Determine which lines contain the word "with", then copy those lines.

▶ Data provided:
★ ★ ★ ★ ★ ★ ★

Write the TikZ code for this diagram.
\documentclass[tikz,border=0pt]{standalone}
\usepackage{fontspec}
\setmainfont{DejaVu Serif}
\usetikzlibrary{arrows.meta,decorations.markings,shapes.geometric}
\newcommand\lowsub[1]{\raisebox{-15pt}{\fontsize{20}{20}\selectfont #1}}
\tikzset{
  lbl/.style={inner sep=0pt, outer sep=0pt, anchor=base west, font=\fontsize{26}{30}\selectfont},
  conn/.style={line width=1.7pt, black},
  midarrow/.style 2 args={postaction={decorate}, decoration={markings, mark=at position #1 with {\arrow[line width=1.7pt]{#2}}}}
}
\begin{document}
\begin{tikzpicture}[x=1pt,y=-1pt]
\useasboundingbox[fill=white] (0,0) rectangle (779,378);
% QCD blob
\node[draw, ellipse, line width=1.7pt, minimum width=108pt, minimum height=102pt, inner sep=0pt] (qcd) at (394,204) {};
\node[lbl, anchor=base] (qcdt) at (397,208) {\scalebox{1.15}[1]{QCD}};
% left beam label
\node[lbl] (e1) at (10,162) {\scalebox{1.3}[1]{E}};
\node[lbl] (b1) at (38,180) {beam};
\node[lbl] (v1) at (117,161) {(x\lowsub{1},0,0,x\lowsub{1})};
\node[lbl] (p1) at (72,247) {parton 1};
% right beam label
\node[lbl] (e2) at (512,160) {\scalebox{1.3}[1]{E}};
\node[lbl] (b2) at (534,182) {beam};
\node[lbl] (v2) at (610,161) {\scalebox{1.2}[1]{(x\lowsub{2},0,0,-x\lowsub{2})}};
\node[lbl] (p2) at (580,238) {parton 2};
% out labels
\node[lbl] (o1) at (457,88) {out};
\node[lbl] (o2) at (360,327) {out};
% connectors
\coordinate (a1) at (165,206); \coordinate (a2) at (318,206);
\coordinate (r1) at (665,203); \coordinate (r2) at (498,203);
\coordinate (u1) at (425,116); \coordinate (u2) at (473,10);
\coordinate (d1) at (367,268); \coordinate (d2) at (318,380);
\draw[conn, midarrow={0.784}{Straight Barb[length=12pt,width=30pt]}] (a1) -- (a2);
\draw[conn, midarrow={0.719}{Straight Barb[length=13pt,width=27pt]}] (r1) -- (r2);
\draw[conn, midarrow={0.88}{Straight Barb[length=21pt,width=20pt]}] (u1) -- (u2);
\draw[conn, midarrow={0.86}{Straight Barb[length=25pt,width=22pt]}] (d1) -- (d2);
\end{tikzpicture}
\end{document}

★ ★ ★ ★ ★ ★ ★

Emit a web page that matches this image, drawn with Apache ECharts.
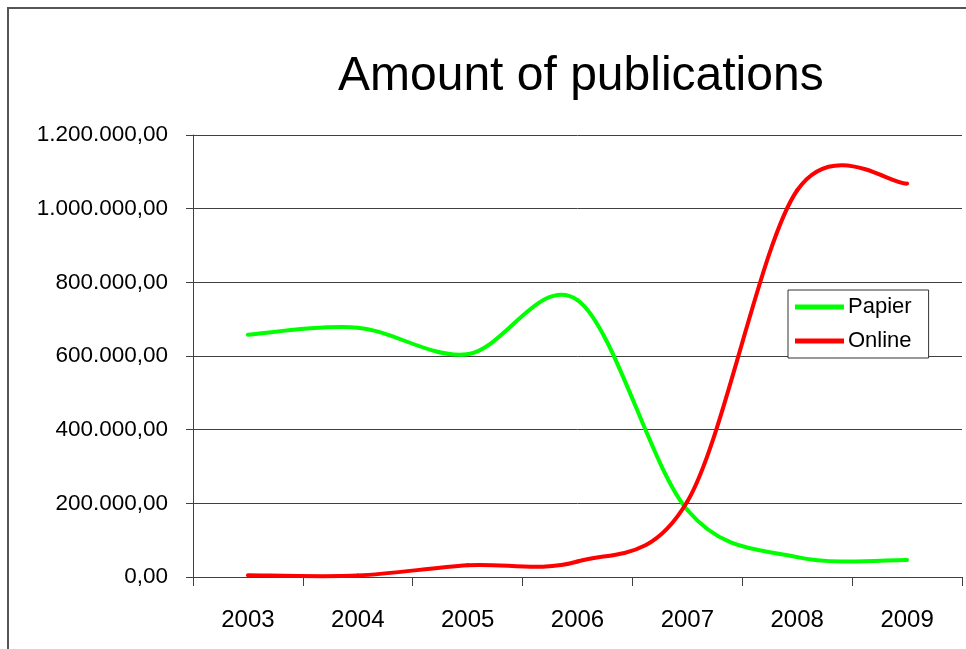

★ ★ ★ ★ ★ ★ ★

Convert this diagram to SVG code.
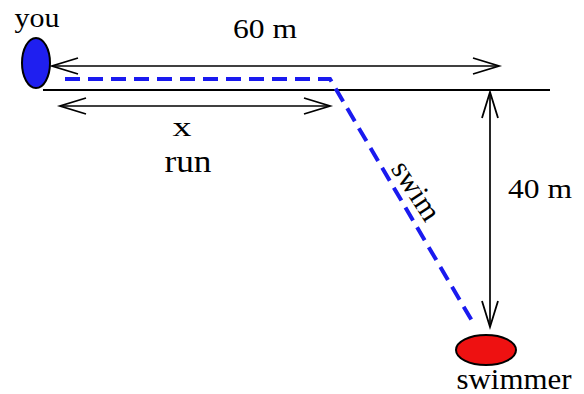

★ ★ ★ ★ ★ ★ ★

▶ Output for this exercise:
  midarrow/.style 2 args={postaction={decorate}, decoration={markings, mark=at position #1 with {\arrow[line width=1.7pt]{#2}}}}
Emit a web page that matches this image, drawn with Apache ECharts.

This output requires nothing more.